Stock-to-sales ratio measures the relationship between inventory on hand and sales volume, calculated by dividing beginning-of-month inventory at retail value by that month's sales. It indicates whether a retailer is carrying the right amount of inventory relative to customer demand.

Deep Dive

Interpreting the Ratio

A stock-to-sales ratio of 3.0 means the retailer is carrying three months’ worth of inventory at current sales rates. Fashion retailers typically target ratios between 2.0 and 4.0, varying by category — basics and replenishment items can operate at lower ratios, while seasonal fashion requires higher ratios to maintain size and color assortment. Ratios significantly above 4.0 suggest overstock risk.

Seasonal Patterns

Stock-to-sales ratios naturally fluctuate through the year. Ratios build ahead of peak selling periods (holiday season, back-to-school) as retailers accumulate inventory, then compress during high-volume selling weeks. Understanding these seasonal patterns is essential for distinguishing healthy inventory building from problematic overstock accumulation.

Strategic Application

The ratio serves as an early warning system for inventory health. Rising ratios signal softening demand or over-buying, triggering proactive markdown or promotional planning. Falling ratios indicate strong sales that may warrant reorders.
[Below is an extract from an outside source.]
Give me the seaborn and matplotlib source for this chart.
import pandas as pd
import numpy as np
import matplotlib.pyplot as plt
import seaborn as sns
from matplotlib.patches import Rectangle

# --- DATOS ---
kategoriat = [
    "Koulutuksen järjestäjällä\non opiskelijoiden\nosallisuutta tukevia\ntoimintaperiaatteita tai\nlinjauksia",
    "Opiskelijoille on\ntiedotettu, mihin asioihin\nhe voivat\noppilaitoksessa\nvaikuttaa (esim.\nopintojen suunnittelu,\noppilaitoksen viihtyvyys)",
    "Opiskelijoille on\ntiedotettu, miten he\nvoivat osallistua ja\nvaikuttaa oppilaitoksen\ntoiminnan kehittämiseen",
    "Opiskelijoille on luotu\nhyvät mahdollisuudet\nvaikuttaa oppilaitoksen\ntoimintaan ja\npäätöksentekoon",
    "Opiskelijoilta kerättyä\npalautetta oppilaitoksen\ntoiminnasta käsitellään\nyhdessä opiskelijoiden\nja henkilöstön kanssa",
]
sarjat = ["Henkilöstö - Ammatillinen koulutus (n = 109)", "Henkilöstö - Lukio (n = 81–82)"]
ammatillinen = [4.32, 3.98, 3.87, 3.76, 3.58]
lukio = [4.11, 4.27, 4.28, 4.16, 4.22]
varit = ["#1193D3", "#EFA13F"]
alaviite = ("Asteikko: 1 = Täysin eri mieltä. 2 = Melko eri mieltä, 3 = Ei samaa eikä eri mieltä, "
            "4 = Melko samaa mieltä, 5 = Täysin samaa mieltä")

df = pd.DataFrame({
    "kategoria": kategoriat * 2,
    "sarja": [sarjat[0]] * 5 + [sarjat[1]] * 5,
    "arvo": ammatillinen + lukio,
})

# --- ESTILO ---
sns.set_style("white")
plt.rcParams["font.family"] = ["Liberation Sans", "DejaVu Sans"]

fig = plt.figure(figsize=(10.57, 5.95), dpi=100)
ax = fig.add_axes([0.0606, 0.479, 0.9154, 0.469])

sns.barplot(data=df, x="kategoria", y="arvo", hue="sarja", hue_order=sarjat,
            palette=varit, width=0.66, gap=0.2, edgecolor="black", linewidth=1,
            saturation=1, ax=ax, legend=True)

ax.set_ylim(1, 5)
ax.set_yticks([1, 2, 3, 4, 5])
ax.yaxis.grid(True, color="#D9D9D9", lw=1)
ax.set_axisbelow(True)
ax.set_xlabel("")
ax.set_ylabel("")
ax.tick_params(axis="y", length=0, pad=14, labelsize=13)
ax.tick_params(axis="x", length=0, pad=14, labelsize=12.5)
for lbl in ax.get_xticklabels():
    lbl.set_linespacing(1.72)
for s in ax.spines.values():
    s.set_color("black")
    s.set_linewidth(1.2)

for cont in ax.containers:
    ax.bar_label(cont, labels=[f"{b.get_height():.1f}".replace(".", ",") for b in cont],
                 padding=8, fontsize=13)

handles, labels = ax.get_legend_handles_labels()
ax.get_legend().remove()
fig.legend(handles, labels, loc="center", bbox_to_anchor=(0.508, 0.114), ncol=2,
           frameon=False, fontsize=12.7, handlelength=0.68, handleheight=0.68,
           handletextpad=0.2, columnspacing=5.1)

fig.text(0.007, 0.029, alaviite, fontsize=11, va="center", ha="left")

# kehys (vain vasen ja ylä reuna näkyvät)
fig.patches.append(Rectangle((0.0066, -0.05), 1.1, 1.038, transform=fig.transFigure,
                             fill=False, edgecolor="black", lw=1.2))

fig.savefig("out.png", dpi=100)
Fashion CFOs monitor stock-to-sales trends alongside sell-through rate and inventory turnover for a complete picture of inventory productivity.

OSF Perspective

OSF emphasizes that stock-to-sales ratio is the pulse check of retail health. It answers the fundamental question every fashion retailer must ask daily: do we have the right amount of inventory to serve our customers without drowning in unsold goods?